Arkady Kanevsky email: arkady@...
Network Appliance Inc. phone: 781-768-5395
Waltham, MA 02451 central phone: 781-768-5300
From: Caitlin Bestler [mailto:caitlinb@...]
Sent: Thursday, April 05, 2007 5:17 PM
To: dat-discussions@yahoogroups.com
Subject: RE: [dat-discussions] Multicast RDMA proposalDAT is probably not the correct forum to discuss this, since I believe
the implications of multicast RDMA would be neutral to the API. A
reliable multicast session with one producer and multiple consumers
looks amazingly like a reliable point-to-point connection.

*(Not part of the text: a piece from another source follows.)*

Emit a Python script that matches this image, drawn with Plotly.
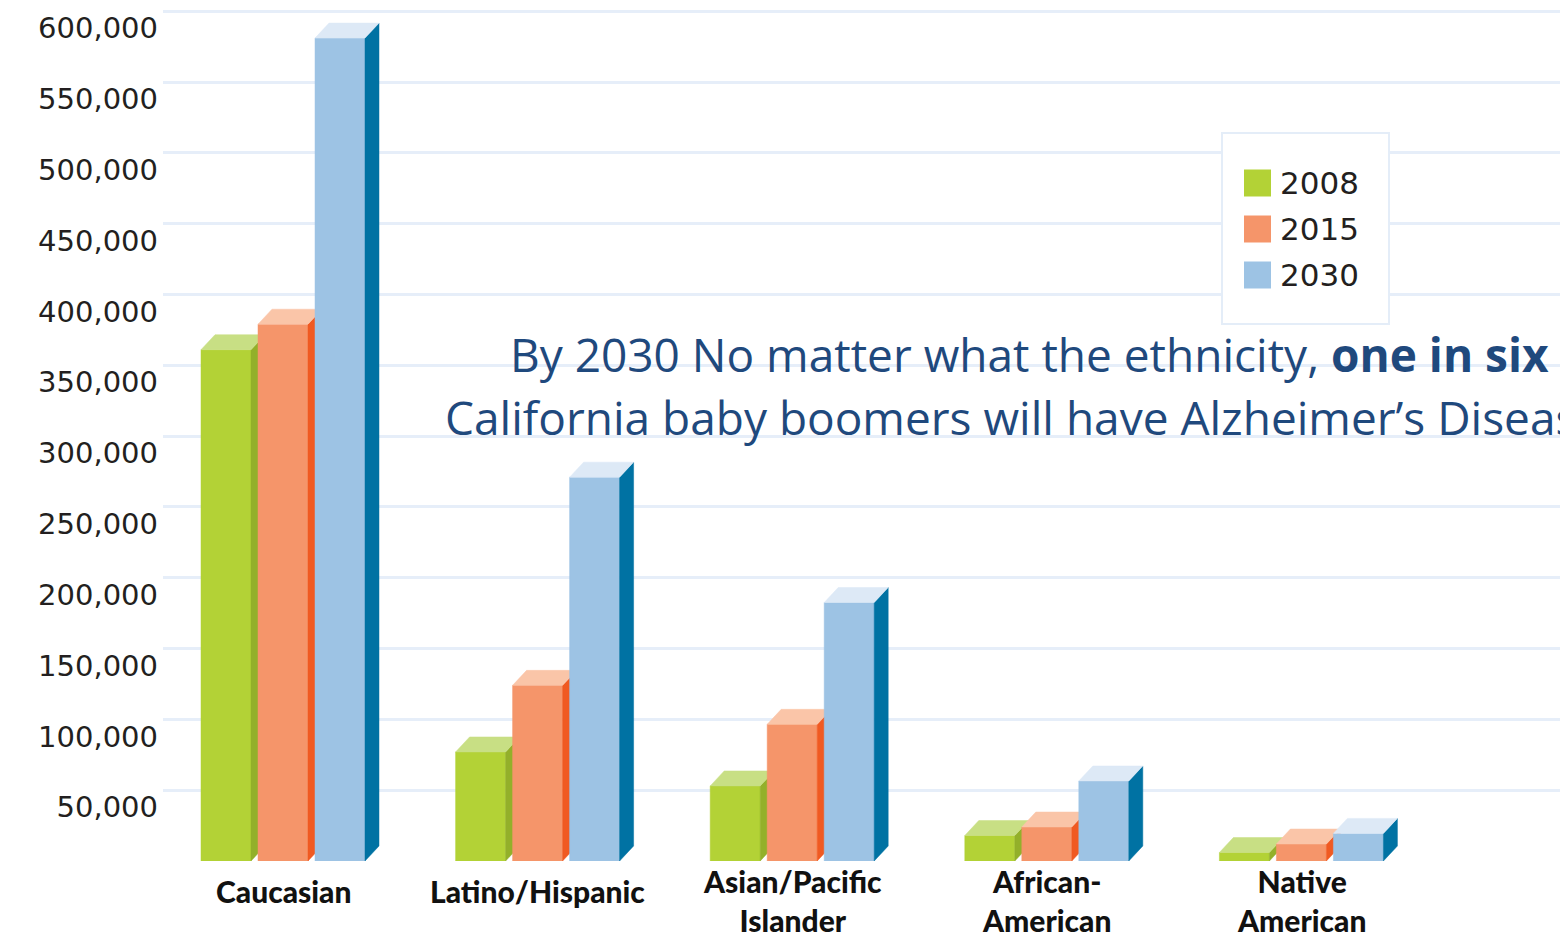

The protocol implications would have to be discussed in the IETF
and IBTA. But there are some tricky ones to be considered:
1) When will Send/RDMA Write operations complete? If the consumers
are fully enumerated and unchanging, which is acceptable for MPI,
then the sender merely has to merge all of the ACKs. Tricky, but
doable, and inherent to any reliable multicast lower layper protocol.
2) But trickier than that: how would the producer get more send credits?
RDMA Send Credits are ULP activities that are granted by posting a
receive buffer (InfiniBand) or send a ULP message (iWARP).
Determining
that you have message-level send credits would be very tricky.
Because
RDMA does not rely on transport layer buffering, it is very important
that buffer availability be explicitly advertised. Any proposal for
multicast RDMA might have to come up with a mechanism to pace the
consumption of anonymous buffers. Receivers that have fallen behind
would have to explicitly NACK. Collecting explicit acks for each
DDP Segment (or IB packet) from each multicast receiver does not
sound very feasible.
3) Theoretically a tagged buffer could have multicast meaning, if the
RKey is given the same meaning on each recepient. This is very easy
to mandate, but difficult to implement using existing RDMA
interfaces.
It probably requires an interface to request a specific RKey that is
only valid on a specific multicast session/connection.
Have you evaluated using RDMA Read to have each receiver fetch the
data as needed and using multicast Unreliable Datagrams / UDP to
notify the receivers of the availability of new data?